The directors of the company can appoint an administrator quickly with the guidance of their insolvency practitioner. To do this, a fax can be sent to the court with the appropriate forms. This process is very quick and does not require a court order.
Creditors must appoint an administrator via a court order. The court order mandates that the administrator must act in the best interests of the creditors as a whole and cannot favour certain creditors over others.
Why Would a Company go into Administration?
It’s a common misconception that any insolvent company can enter into administration – it can’t. Administration is only an option if the business is insolvent but remains viable. That is:
- It’s a reasonable size
- It generates a consistent level of cash-flow
- It has the potential to return to profitability
Although the immediate goal of the administration process is to ensure the company’s creditors receive the best possible return, it also gives the business the chance to make changes to its core operations in a bid to return to profitability. To achieve this goal, the administrator can sell assets, reduce staff and negotiate a Company Voluntary Arrangement (CVA) to repay its debts without the threat of legal action from creditors.
If a business has no assets of value, no ongoing cash-flow and no real prospect of returning to profitability, administration would not be appropriate. In that case, the only option is to liquidate the company.
How Long Does Going into Administration Take?
The process of going into administration can take anything from just a few hours to several weeks depending on your circumstances and the size of your business. Once the process has begun, it typically lasts for 12 months, although it can be extended with agreement from the courts. The business will not usually be run by the administrator for this length of time. Typically, the administrator will only be in control of the business for a period of around six weeks.
Can a Company Still Trade When it Goes into Administration?
Yes. If the administrator decides that’s in the best interests of the creditors, then a company can continue to trade during the period of administration. This is known as a ‘trading administration’, and is often used when the administrator believes the business is still viable and its recovery is likely.
If the eventual plan is for the company to be sold as a going concern, the administrator may also allow the business to continue to trade. Trading companies typically preserve more of their value. That would increase the return for the creditors when the company is sold.
What are the Potential Outcomes of Administration?
There are three potential outcomes of administration. The administrator must achieve one of these outcomes when the period of administration comes to an end:
- Rescue the company as a going concern so it can continue to trade
- Achieve a better return for the creditors than if the company had been liquidated
- Repay one or more secured or preferential creditors
To achieve one of these outcomes, there are a number of different steps the administrator can take. That includes:
- Negotiate a Company Voluntary Arrangement (CVA) so the company can continue to trade and pay its debts over time.

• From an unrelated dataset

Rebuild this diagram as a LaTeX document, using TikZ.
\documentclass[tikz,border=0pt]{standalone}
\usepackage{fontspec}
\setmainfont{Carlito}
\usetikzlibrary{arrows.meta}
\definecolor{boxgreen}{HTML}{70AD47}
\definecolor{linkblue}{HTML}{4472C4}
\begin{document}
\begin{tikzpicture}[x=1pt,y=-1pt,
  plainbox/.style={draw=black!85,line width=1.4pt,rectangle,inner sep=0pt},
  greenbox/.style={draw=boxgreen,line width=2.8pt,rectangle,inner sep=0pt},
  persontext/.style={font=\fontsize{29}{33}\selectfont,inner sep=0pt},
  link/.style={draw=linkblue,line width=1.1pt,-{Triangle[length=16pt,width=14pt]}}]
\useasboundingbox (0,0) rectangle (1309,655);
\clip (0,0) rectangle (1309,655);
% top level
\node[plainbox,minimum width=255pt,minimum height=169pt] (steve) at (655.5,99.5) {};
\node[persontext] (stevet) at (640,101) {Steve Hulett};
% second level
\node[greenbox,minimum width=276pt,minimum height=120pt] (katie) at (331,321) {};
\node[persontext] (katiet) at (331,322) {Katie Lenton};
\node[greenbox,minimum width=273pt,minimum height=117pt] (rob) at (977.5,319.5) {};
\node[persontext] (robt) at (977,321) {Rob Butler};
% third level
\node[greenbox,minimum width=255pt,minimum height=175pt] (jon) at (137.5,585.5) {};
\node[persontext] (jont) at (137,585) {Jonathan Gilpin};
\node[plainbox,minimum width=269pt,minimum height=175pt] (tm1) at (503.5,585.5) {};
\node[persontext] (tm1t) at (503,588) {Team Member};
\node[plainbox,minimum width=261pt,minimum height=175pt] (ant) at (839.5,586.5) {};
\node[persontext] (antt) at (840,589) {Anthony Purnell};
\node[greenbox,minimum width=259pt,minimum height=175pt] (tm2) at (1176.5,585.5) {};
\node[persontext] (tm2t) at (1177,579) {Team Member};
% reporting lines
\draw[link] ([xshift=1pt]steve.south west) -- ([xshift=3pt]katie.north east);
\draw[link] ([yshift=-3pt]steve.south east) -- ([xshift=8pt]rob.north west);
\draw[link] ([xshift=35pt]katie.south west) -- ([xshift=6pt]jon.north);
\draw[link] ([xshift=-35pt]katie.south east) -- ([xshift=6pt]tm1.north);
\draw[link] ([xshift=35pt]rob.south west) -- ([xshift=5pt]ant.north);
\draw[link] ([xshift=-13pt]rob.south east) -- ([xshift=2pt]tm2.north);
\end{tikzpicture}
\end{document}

- Sell the business as a going concern to another company, either via a pre-pack administration or an open market sale. The business will be able to keep its clients, its workforce and order book but be free from its debts.
- Sell the business’s assets as part of a Creditors’ Voluntary Liquidation (CVL). Creditors can be paid from the money that’s raised and the business will be closed.
- Restructure the business by cutting costs, cancelling or renegotiating contracts and making employees redundant.
- Close the company if there are no assets to sell and the creditors will not receive a better return if the business continues to trade.
Is Going into Administration the Same as Going bust?
The technical term for going bust i.e. when a business fails and is forced to close, is liquidation. Going into administration is not the same as going bust because the administrators will always try to save the business if possible. When a company goes bust, there is no prospect of it being saved. Instead, its assets will be sold and the company will be dissolved.
What Happens if a Company Goes into Administration and Owes you Money?
If you are owed money by a company in administration, your debt will typically fall into one of three categories. The category your debt falls into and the action the administrator decides to take will determine how your debt is treated. If the business can continue to trade, you will be repaid over time, usually via a Company Voluntary Repayment. If the business is sold as a going concern or liquidated then the following will apply:
- Secured creditors
If you are a secured creditor with a ‘fixed charge’ over an asset, the money you are owed will be secured against a physical asset such as a building, a vehicle or machinery. When that asset is sold, you will be repaid from the money raised. If you have a ‘floating charge’ over an asset, you will be repaid from the sale of that asset after preferential creditors have been repaid in full and a proportion of the money has been set aside for unsecured creditors.
- Preferential creditors
Preferential creditors are those parties that have a statutory preferential right to payment, such as employees with unpaid wages or pension contributions. Preferential creditors will receive the money they are owed ahead of all other creditors unless a secured creditor holds a fixed charge.
- Unsecured creditors
Most trade creditors such as suppliers, utility providers and landlords do not have security over an asset and are not preferential creditors. They are paid from the money generated by the sale of company assets but only after secured creditors and preferential creditors have been repaid. That means unsecured creditors often only receive a small proportion of the money they are owed.